I think structurally the film does sag a bit in the middle, a common problem with kids movies like this, the first and third acts run a little shorter to accomodate additional lore and info dumping in the middle, but its pretty clear they padded the runtime in multiple places to hit that 90 minute sweet spot for TV and home video releases. The padding here isnt bad, its just kind of unremarkable. Not something I can rib, but not anything to praise really.

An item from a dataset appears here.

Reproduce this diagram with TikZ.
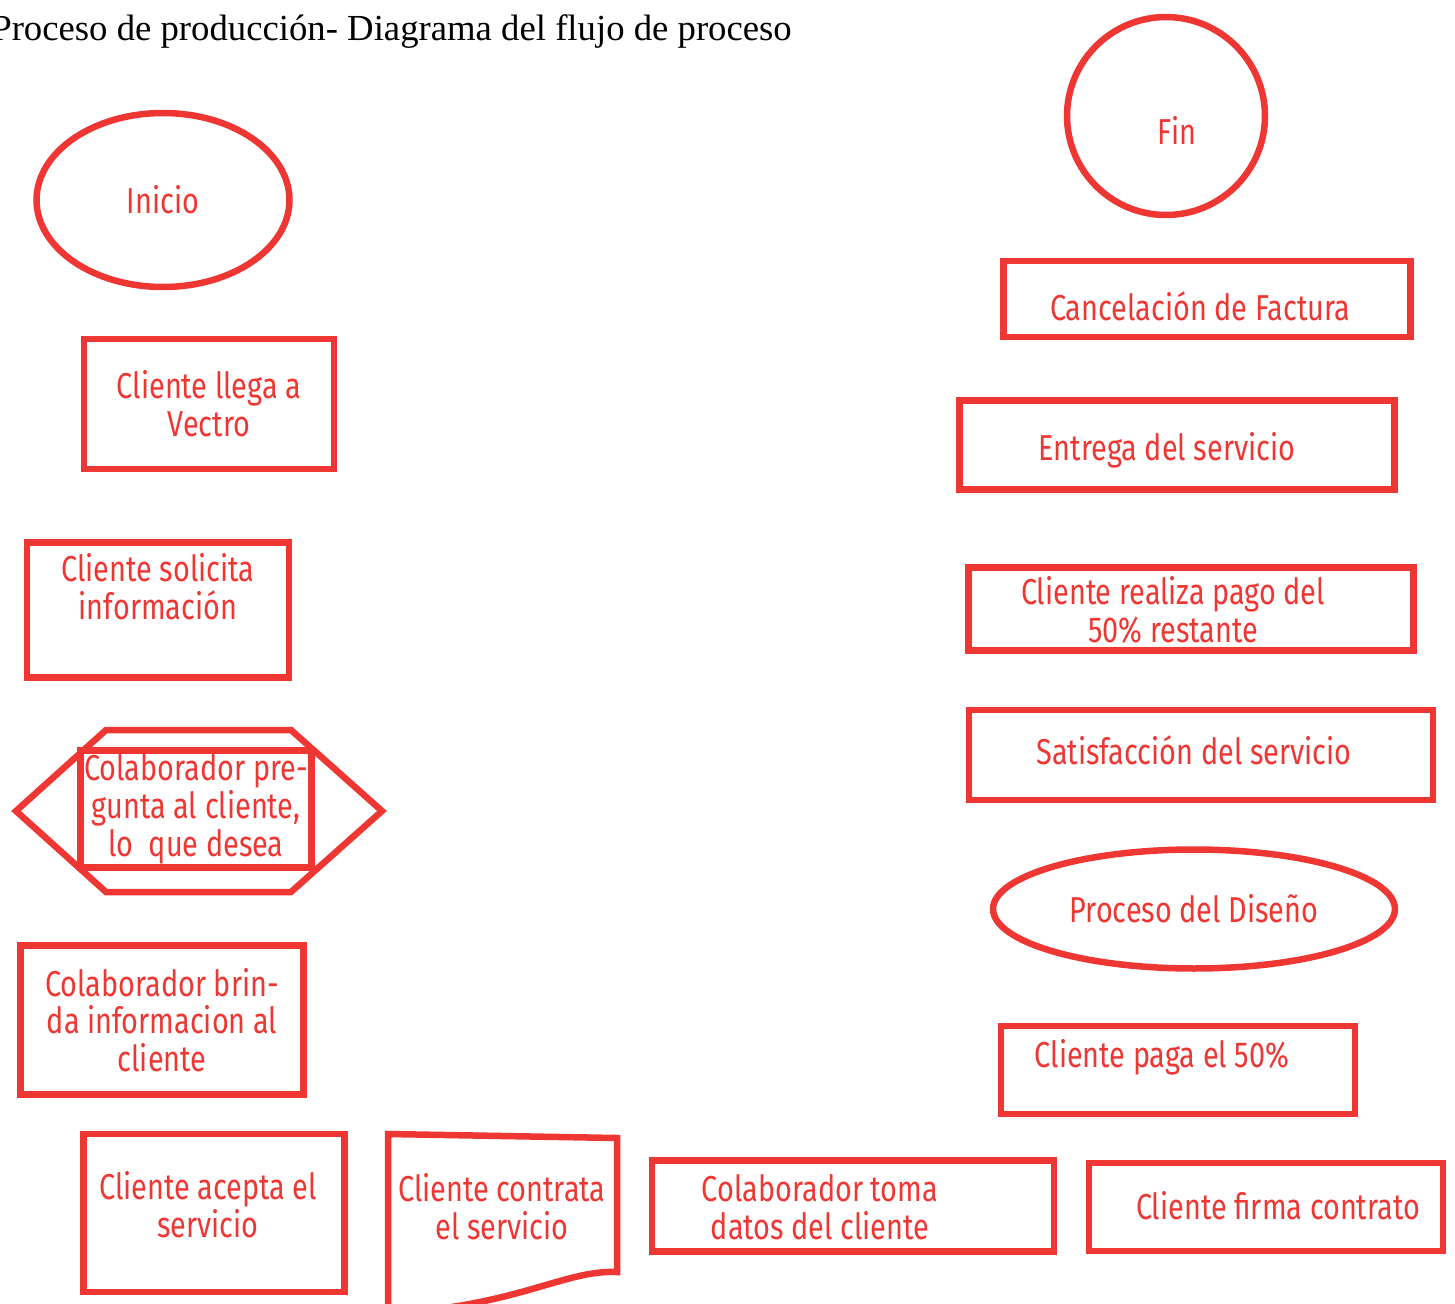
\documentclass[tikz,border=0pt]{standalone}
\usepackage{fontspec}
\setmainfont{Liberation Serif}
\newfontfamily\handfont[FakeStretch=0.8]{Fira Sans}
\usetikzlibrary{shapes.geometric,positioning}
\definecolor{vred}{RGB}{238,54,50}

\begin{document}
\begin{tikzpicture}[x=0.02cm,y=-0.02cm,
  box/.style={draw=vred, line width=0.13cm, align=center, text=vred, inner sep=2pt,
    font=\handfont\fontsize{20.5}{21.5}\selectfont},
  txt/.style={align=center, text=vred, inner sep=0pt,
    font=\handfont\fontsize{20.5}{21.5}\selectfont}]
  \useasboundingbox (0,0) rectangle (1455,1303);
  % Title
  \node[anchor=base west, inner sep=0pt, font=\fontsize{20.9}{24}\selectfont] (titulo) at (-9,40) {Proceso de producción- Diagrama del flujo de proceso};
  % Left column
  \node[box, ellipse, minimum width=5.06cm, minimum height=3.48cm] (inicio) at (163,200) {Inicio};
  \node[box, minimum width=5.0cm, minimum height=2.6cm] (llega) at (209,404) {Cliente llega a\\Vectro};
  \node[box, minimum width=5.24cm, minimum height=2.7cm] (solicita) at (158,610) {};
  \node[txt] (solicita-t) at (158,587) {Cliente solicita\\información};
  \draw[vred, line width=0.13cm, line join=miter] (106,730) -- (291,730) -- (382,811) -- (291,892) -- (106,892) -- (16,811) -- cycle;
  \node[box, minimum width=4.52cm, minimum height=2.32cm] (pregunta) at (196,809) {Colaborador pre-\\gunta al cliente,\\lo\ \ que desea};
  \node[box, minimum width=5.66cm, minimum height=2.98cm] (brinda) at (162,1020) {Colaborador brin-\\da informacion al\\cliente};
  % Bottom row
  \node[box, minimum width=5.22cm, minimum height=3.16cm] (acepta) at (214,1213) {};
  \node[txt] (acepta-t) at (208,1205) {Cliente acepta el\\servicio};
  \draw[vred, line width=0.13cm] (388,1310) -- (388,1134) -- (617,1138) -- (617,1272)
    .. controls (570,1270) and (530,1298) .. (430,1310) -- cycle;
  \node[txt] (contrata) at (502,1207) {Cliente contrata\\el servicio};
  \node[box, minimum width=8.04cm, minimum height=1.82cm] (toma) at (853,1206) {};
  \node[txt] (toma-t) at (820,1207) {Colaborador toma\\datos del cliente};
  \node[box, minimum width=7.08cm, minimum height=1.76cm] (firma) at (1266,1207) {};
  \node[txt] (firma-t) at (1278,1206) {Cliente firma contrato};
  % Right column
  \node[box, minimum width=7.08cm, minimum height=1.76cm] (paga) at (1178,1070) {};
  \node[txt] (paga-t) at (1162,1057) {Cliente paga el 50\%};
  \node[box, ellipse, minimum width=8.04cm, minimum height=2.38cm] (diseno) at (1194,909) {Proceso del Diseño};
  \node[box, minimum width=9.28cm, minimum height=1.8cm] (satisf) at (1201,755) {};
  \node[txt] (satisf-t) at (1194,750) {Satisfacción del servicio};
  \node[box, minimum width=8.9cm, minimum height=1.66cm] (realiza) at (1191,609) {};
  \node[txt] (realiza-t) at (1173,610) {Cliente realiza pago del\\50\% restante};
  \node[box, minimum width=8.7cm, minimum height=1.78cm] (entrega) at (1177,445) {};
  \node[txt] (entrega-t) at (1167,450) {Entrega del servicio};
  \node[box, minimum width=8.14cm, minimum height=1.52cm] (cancel) at (1207,299) {};
  \node[txt] (cancel-t) at (1200,306) {Cancelación de Factura};
  \node[box, circle, minimum size=3.96cm] (fin) at (1166,116) {};
  \node[txt] (fin-t) at (1177,130) {Fin};
\end{tikzpicture}
\end{document}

The characters are all VERY oversimplified. which, for the most part works in the films favour, by not giving the supporting characters more of a backstory, it enables the film to bring more backstory to the vampires, which is really why any kid is actually watching this, it means characters like the Slayer and the Lord are SUPER one dimensional. But again, that works in the films favour, because they can milk that for humour.
I do wish Tony had maybe had a bit more of a complex character if im honest. It starts off somewhat strong making Tony a victim of bullying, but they push that a little far with a scene in his school where he’s being mocked by his teacher for wanting to talk about vampires…to the point he gets sent out of class, which I felt was quite unbelievable…and then as soon as Tony meets his vampire friends, he largely seems to exist to just…do the bits the vampires cant do for plot reasons, while also bullying the kids who bullied him initially…which isnt the best message to be teaching kids…but hey, whatever. Oh! and the dialogues also a but ropey in places…some lines are a bit awkward and some feel like they were trying to push the overexplanation a bit too far.

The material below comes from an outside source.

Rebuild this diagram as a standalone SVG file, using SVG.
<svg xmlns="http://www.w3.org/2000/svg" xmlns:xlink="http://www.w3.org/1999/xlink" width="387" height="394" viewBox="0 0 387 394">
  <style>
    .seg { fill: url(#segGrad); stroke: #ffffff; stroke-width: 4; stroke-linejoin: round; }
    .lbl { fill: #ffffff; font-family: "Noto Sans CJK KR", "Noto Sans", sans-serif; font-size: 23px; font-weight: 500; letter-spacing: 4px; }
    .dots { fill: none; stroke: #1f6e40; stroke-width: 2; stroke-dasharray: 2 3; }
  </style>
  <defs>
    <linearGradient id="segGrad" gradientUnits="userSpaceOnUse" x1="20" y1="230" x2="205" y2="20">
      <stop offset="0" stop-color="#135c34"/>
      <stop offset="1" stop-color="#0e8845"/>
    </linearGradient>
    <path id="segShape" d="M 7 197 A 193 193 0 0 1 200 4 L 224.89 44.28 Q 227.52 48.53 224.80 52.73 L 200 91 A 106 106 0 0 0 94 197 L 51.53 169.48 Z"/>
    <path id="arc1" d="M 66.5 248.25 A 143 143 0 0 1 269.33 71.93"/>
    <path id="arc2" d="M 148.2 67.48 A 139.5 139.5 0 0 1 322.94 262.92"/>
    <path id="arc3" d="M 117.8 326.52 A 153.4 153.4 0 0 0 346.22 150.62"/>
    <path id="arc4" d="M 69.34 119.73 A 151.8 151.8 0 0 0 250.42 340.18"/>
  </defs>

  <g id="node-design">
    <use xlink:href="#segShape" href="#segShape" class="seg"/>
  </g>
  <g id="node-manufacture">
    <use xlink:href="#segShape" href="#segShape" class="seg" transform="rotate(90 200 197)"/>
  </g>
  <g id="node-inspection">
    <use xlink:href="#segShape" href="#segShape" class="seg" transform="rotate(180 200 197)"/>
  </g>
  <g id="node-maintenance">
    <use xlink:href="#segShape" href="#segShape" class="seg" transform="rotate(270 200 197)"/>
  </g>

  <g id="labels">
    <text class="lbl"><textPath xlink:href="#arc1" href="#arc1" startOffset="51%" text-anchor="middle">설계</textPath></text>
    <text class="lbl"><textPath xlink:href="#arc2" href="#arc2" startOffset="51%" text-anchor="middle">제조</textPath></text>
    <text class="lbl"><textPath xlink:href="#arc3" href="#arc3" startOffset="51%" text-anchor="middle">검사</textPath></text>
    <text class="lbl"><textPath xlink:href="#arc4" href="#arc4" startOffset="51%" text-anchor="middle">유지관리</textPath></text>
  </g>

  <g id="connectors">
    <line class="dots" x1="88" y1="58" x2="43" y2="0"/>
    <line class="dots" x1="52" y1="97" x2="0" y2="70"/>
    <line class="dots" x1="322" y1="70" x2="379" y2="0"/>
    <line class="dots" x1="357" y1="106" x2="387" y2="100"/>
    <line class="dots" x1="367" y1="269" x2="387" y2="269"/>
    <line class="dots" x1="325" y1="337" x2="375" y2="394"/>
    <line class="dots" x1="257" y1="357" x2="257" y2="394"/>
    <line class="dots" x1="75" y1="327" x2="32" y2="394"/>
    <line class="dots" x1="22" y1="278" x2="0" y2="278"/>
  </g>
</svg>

Other than that though, we have a pretty solid film technically. The direction and cine are both incredibly fresh feeling, they relish the opportunity to film on location with green lush rolling hills and gorgeous colour and framing work, the lighting is open to experimentation and looks complex and engaging. the cine is well composed, with some nice experimentaiton and what made me laugh was some shots were ‘half inched’ from some of the 80s horror classics. I spotted at least a couple of shots ‘liberated’ from ‘The People under the stairs’ which I thought was a fun touch.

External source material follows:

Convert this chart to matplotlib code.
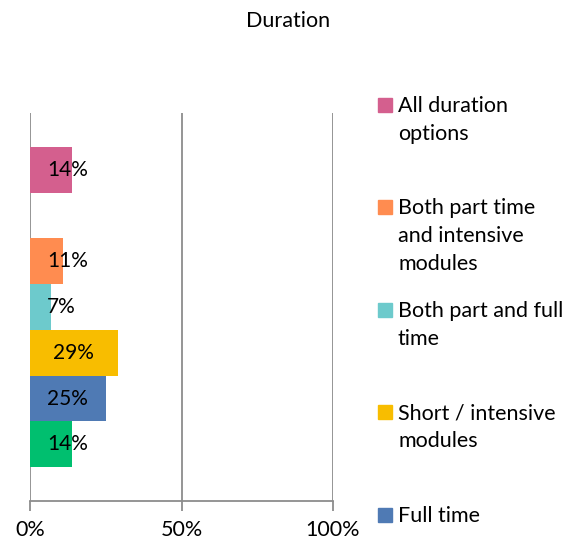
import matplotlib
matplotlib.use("Agg")
import matplotlib.pyplot as plt
from matplotlib.patches import Rectangle

plt.rcParams['font.family'] = ['Lato', 'DejaVu Sans']

# Series (bottom to top in the plot); None leaves an empty slot
series = ["Part time", "Full time", "Short / intensive modules",
          "Both part and full time", "Both part time and intensive modules",
          None, "All duration options"]
values = [14, 25, 29, 7, 11, None, 14]
colors = ["#00BF6F", "#4F7AB4", "#F8BD00", "#6DCACC", "#FF8C50", None, "#D45F8E"]

# Legend entries as shown (top to bottom)
legend_labels = ["All duration\noptions", "Both part time\nand intensive\nmodules",
                 "Both part and full\ntime", "Short / intensive\nmodules", "Full time"]
legend_colors = ["#D45F8E", "#FF8C50", "#6DCACC", "#F8BD00", "#4F7AB4"]

xticks = [0, 50, 100]
xticklabels = ["0%", "50%", "100%"]

FS = 15.5
W, H = 582, 543
fig = plt.figure(figsize=(W / 100, H / 100), dpi=100)
ax = fig.add_axes([30 / W, (H - 501) / H, 303 / W, 388 / H])

grid_c = "#8C8C8C"
for i, (v, c) in enumerate(zip(values, colors)):
    if v is None:
        continue
    ax.barh(i, v, height=1.0, color=c, zorder=2)
    half = 6.6
    if v / 2 - half < 5.6:
        ax.text(5.6, i, f"{v}%", ha="left", va="center", fontsize=15, zorder=3)
    else:
        ax.text(v / 2, i, f"{v}%", ha="center", va="center", fontsize=15, zorder=3)

ax.set_xlim(0, 100)
ax.set_ylim(-1.24, 7.24)
ax.set_xticks(xticks)
ax.set_xticklabels(xticklabels, fontsize=FS)
ax.set_yticks([])
for x in xticks:
    ax.axvline(x, color=grid_c, lw=1.3, zorder=1)
for s in ["top", "right", "left"]:
    ax.spines[s].set_visible(False)
ax.spines["bottom"].set_color(grid_c)
ax.spines["bottom"].set_linewidth(1.3)
ax.tick_params(axis="x", length=7, width=1.3, color=grid_c, pad=7, direction="out")

fig.text(288 / W, 1 - 21 / H, "Duration", ha="center", va="center", fontsize=FS)

# Legend drawn in figure pixels
ys = [105, 207, 310, 412, 515]
for y, lab, c in zip(ys, legend_labels, legend_colors):
    fig.patches.append(Rectangle((378 / W, 1 - (y + 7) / H), 14 / W, 14 / H,
                                 transform=fig.transFigure, color=c))
    fig.text(398 / W, 1 - (y - 9) / H, lab, ha="left", va="top",
             fontsize=FS, linespacing=1.5)

fig.savefig("out.png", dpi=100)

The sequences are very well composed, if I had to gripe, some of the set work, particularly the graveyard scenes that were set built, look cheap…VERY cheap…like, late night horror host on a shoestring budget cheap. and that pulled me out of the action because, while again, they were at least kind of well lit, they overdid it with the smoke machine and some of the graves are visually vaccume form and styrafoam.
I would usually discuss performances, but as a courtesty to an largely all kid cast. I’ll skip my usual analytics, other than to say some of the kid actors are really pretty solid, and give great turns…others?…VERY much not the case. prepare for a long ride with some cast members who just CANNOT get a line out convincingly…I’ll say no more.
It makes it all the more unfortunate given how good the visusals are for this film, that it appears they skimped on the soundtrack as well…we have a cheap and cheerful farty midi synth score for the most part, its actually quite distracting because it sounds so cheap and unpleasent when compared to how rich the camera work and direction is…the only way I could compare it really is; imagine if ‘Star Wars: The Empire Strikes Back’ had been scored by Richard Band. Its THAT disorienting…
All in all, do I think ‘The Little Vampire’ would still win over kids of today? No. I think this could be modernised into something kids would love. But this adaptation? is very much a product of its time. As someone who lived through that time however, I can appreciate what it was trying to do, and i’d say I enjoyed more than I disliked. It wont be in regular rotation, but I could see myself revisiting this one again sometime when I want a quick and easy watch. Not one I could recommend, but if your big on 00’s nostalgia, you may wanna hit this one up.